Europa no es capaz de acoger a nadie porque en primer lugar no se acoge a sí misma. No se alberga. No se contiene. Tal es la idea que se va extendiendo acerca de un continente que ni siquiera sabe dónde están sus límites. Ni su esencia. Ni sus intenciones, más allá de obedecer los dictados que surgen desde Alemania.
Europa, pero, ¿qué Europa? ¿Acaso la que nació tras la Revolución Francesa? ¿Libertad, igualdad, fraternidad? ¿Acaso la de la reacción de las potencias absolutistas que quisieron frenar los nuevos aires que se exportaban con Napoleón? Ese movimiento nos trajo a Fernando VII, por cierto, identificación de muchos de los males que nos asolan en España. ¿Qué Europa? ¿La de la guerra entre Francia y Prusia? ¿La que se repartió África y el Oriente como un pastel? ¿La de los Balcanes encendiendo la mecha de la Gran Guerra? ¿La de los fascismos? ¿La de Hitler marchando sobre París y bombardeando Londres? Parece que hay demasiadas Europas, harto antiguas y quizá con un exceso de querellas internas que le imposibilitan el entendimiento.
No hay un proyecto común. Normalmente, las palabras se usan para esconder las carencias, y hay que recordar que durante mucho tiempo Europa gustó de llamarse a sí misma Mercado Común. Tras la Segunda Guerra Mundial, la Alemania del oeste quedó al amparo de los EEUU y esa tutela inspiró la creación de un bloque donde se fueron uniendo esta Alemania, Francia, Italia, Países Bajos, Luxemburgo y Bélgica. Con el tiempo, llegarían Reino Unido, Irlanda, Dinamarca, Grecia, España, Portugal, la Alemania del este, Austria, Finlandia, Suecia… Se confeccionó un andamiaje económico en el que estaba claro que la fuerza se le cedía a la OTAN, integrándose en ella, de hecho. De modo que, tras la Guerra Fría, ¿qué pasa con Europa? Una ampliación a veintiocho miembros, por ahora, y el euro, que ha arruinado a los países del sur y cuya única misión parece ser la de aplacar el miedo alemán a la inflación.

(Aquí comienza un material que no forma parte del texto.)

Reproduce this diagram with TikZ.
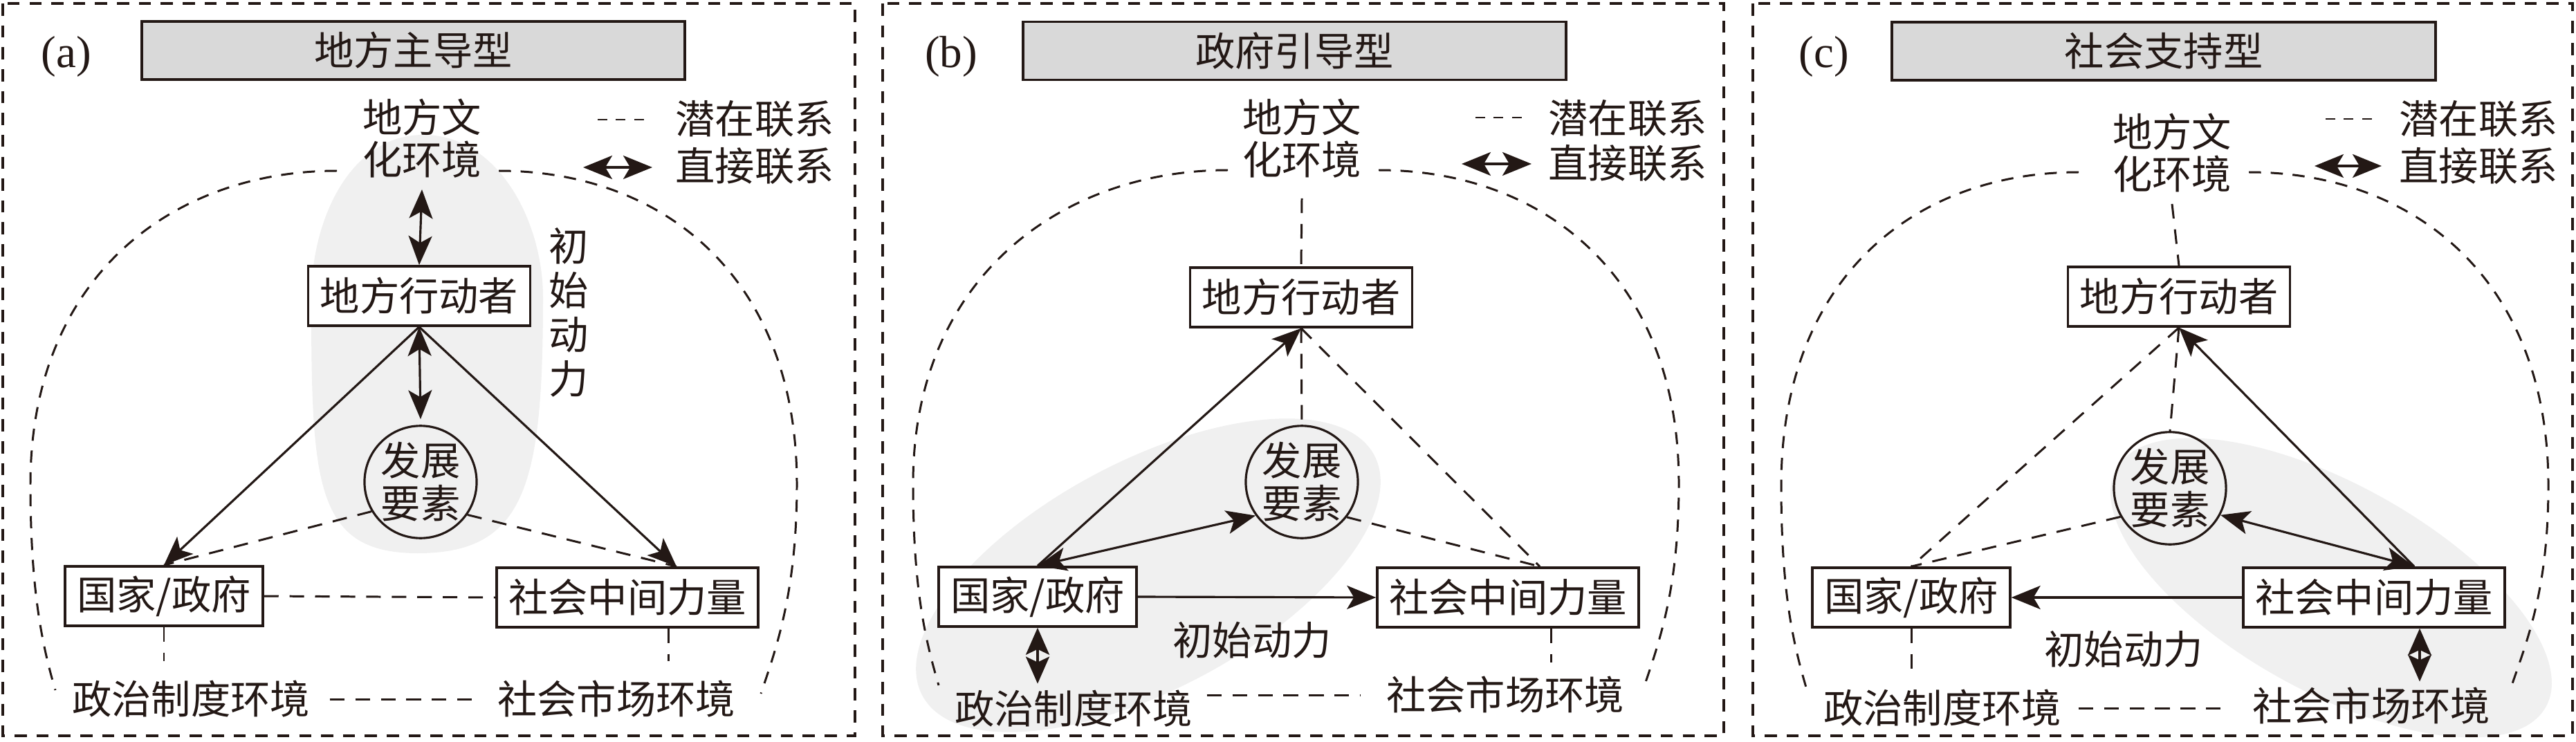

Europa no sabe ni dónde empieza ni adónde va. Se está desmembrando y es curioso, porque nunca ha estado unida. Se está separando, cuando quizá su problema es estar demasiado próxima de sí misma. Se está arruinando, cuando la pobreza ya afecta a gran parte de su población. Es una gran paradoja: la de la propia existencia. El miedo a que se desintegre, que se lo digan a los griegos, no evitará que todo el solar regrese a la condición de patio de vecinos donde cada uno cierra su puerta y desconfía del de al lado. El mundo es de EEUU, y quizá algo de China. Europa no ha sabido o no ha querido ser. Y, por tanto, no será. No sabemos qué tal se hubiesen dado las cosas en caso de haber existido una voluntad política, social y constructiva para aunar un continente y ponerlo al servicio de su población. Quizá nos han faltado grandes praderas donde correr y tender trenes y sueños. Europa ha sido raptada. Pero por sí misma. Disfrutemos de las catedrales, del Coliseo, de la Alhambra, del Partenón y de la Alfama, mientras sigan en pie.